▸ Recorded data:
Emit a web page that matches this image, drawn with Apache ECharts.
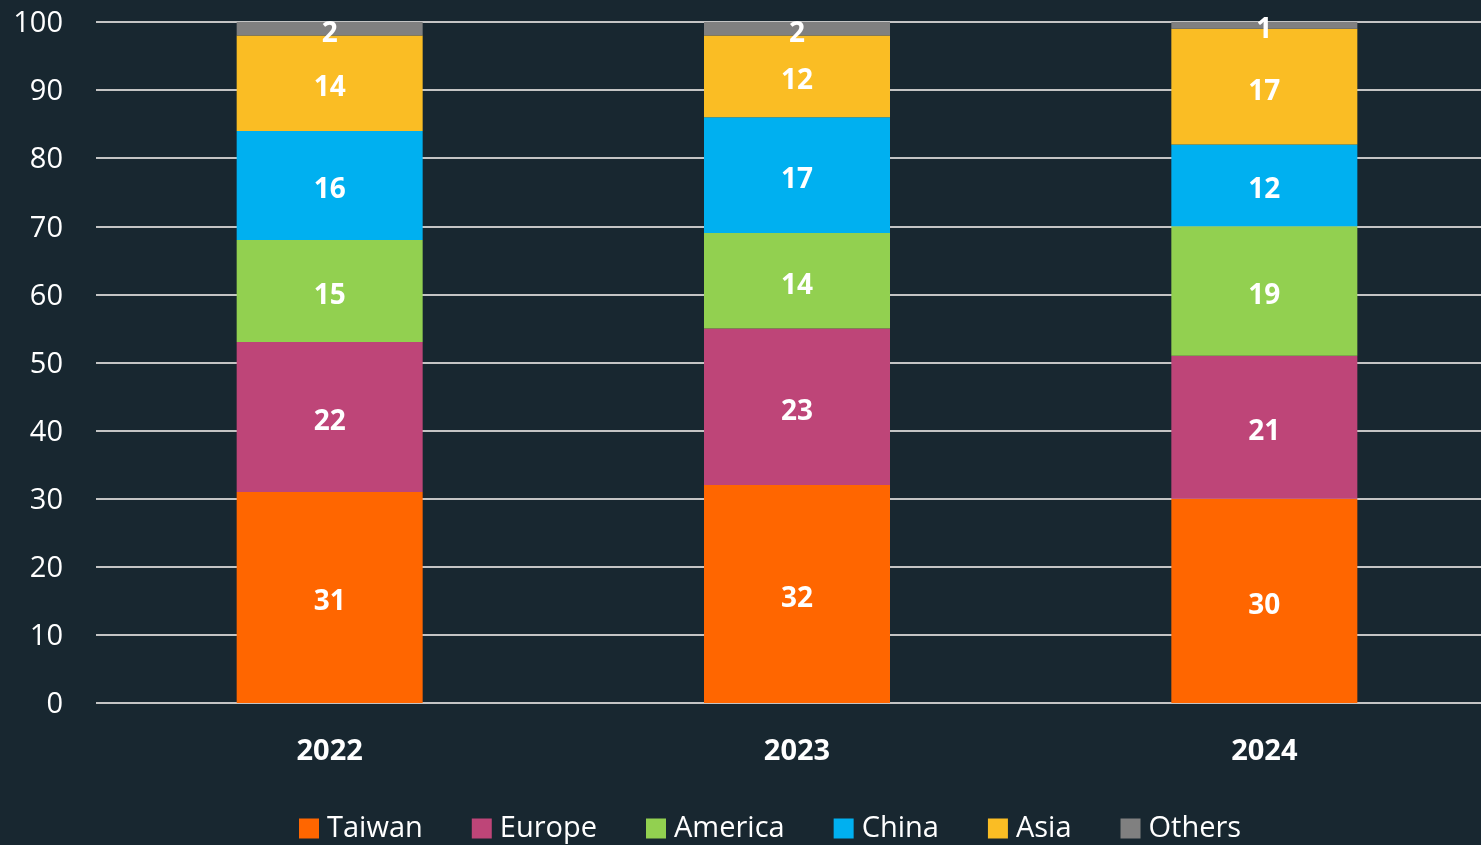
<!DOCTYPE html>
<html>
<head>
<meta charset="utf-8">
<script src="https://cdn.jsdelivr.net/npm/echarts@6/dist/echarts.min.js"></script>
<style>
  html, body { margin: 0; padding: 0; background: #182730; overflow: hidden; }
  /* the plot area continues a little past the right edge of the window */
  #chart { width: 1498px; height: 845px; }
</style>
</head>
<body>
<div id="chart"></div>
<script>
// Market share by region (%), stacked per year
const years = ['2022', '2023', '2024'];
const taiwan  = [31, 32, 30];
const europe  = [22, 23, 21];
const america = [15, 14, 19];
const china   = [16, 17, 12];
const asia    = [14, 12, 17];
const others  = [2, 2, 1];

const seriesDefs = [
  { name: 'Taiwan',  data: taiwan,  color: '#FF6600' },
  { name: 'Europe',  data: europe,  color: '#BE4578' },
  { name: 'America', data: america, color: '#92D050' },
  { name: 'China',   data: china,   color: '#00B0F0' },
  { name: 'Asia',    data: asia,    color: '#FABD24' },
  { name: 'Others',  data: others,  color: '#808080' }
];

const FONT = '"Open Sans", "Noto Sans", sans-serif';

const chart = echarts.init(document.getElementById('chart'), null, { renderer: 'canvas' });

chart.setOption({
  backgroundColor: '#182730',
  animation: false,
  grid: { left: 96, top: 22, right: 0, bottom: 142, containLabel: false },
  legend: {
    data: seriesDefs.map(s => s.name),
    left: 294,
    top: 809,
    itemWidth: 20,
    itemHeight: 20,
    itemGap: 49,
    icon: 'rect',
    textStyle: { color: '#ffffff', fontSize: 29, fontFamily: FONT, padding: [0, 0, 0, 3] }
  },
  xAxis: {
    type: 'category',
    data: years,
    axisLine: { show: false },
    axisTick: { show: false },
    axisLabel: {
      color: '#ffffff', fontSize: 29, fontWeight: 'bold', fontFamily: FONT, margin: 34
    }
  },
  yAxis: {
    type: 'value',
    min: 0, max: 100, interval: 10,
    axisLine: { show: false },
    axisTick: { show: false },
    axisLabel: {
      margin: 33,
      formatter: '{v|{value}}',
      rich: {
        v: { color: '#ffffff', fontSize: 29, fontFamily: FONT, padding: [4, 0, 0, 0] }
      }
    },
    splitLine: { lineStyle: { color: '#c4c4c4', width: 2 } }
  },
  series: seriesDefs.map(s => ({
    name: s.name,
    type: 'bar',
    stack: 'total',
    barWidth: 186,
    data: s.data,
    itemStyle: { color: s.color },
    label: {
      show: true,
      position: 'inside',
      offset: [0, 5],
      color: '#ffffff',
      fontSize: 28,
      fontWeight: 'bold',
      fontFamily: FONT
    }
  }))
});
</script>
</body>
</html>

▸ Task to carry out: Without including any picture, repeat the data exactly.

▸ Exercise solution:
Emit a web page that matches this image, drawn with Apache ECharts.
<!DOCTYPE html>
<html>
<head>
<meta charset="utf-8">
<script src="https://cdn.jsdelivr.net/npm/echarts@6/dist/echarts.min.js"></script>
<style>
  html, body { margin: 0; padding: 0; background: #182730; overflow: hidden; }
  /* the plot area continues a little past the right edge of the window */
  #chart { width: 1498px; height: 845px; }
</style>
</head>
<body>
<div id="chart"></div>
<script>
// Market share by region (%), stacked per year
const years = ['2022', '2023', '2024'];
const taiwan  = [31, 32, 30];
const europe  = [22, 23, 21];
const america = [15, 14, 19];
const china   = [16, 17, 12];
const asia    = [14, 12, 17];
const others  = [2, 2, 1];

const seriesDefs = [
  { name: 'Taiwan',  data: taiwan,  color: '#FF6600' },
  { name: 'Europe',  data: europe,  color: '#BE4578' },
  { name: 'America', data: america, color: '#92D050' },
  { name: 'China',   data: china,   color: '#00B0F0' },
  { name: 'Asia',    data: asia,    color: '#FABD24' },
  { name: 'Others',  data: others,  color: '#808080' }
];

const FONT = '"Open Sans", "Noto Sans", sans-serif';

const chart = echarts.init(document.getElementById('chart'), null, { renderer: 'canvas' });

chart.setOption({
  backgroundColor: '#182730',
  animation: false,
  grid: { left: 96, top: 22, right: 0, bottom: 142, containLabel: false },
  legend: {
    data: seriesDefs.map(s => s.name),
    left: 294,
    top: 809,
    itemWidth: 20,
    itemHeight: 20,
    itemGap: 49,
    icon: 'rect',
    textStyle: { color: '#ffffff', fontSize: 29, fontFamily: FONT, padding: [0, 0, 0, 3] }
  },
  xAxis: {
    type: 'category',
    data: years,
    axisLine: { show: false },
    axisTick: { show: false },
    axisLabel: {
      color: '#ffffff', fontSize: 29, fontWeight: 'bold', fontFamily: FONT, margin: 34
    }
  },
  yAxis: {
    type: 'value',
    min: 0, max: 100, interval: 10,
    axisLine: { show: false },
    axisTick: { show: false },
    axisLabel: {
      margin: 33,
      formatter: '{v|{value}}',
      rich: {
        v: { color: '#ffffff', fontSize: 29, fontFamily: FONT, padding: [4, 0, 0, 0] }
      }
    },
    splitLine: { lineStyle: { color: '#c4c4c4', width: 2 } }
  },
  series: seriesDefs.map(s => ({
    name: s.name,
    type: 'bar',
    stack: 'total',
    barWidth: 186,
    data: s.data,
    itemStyle: { color: s.color },
    label: {
      show: true,
      position: 'inside',
      offset: [0, 5],
      color: '#ffffff',
      fontSize: 28,
      fontWeight: 'bold',
      fontFamily: FONT
    }
  }))
});
</script>
</body>
</html>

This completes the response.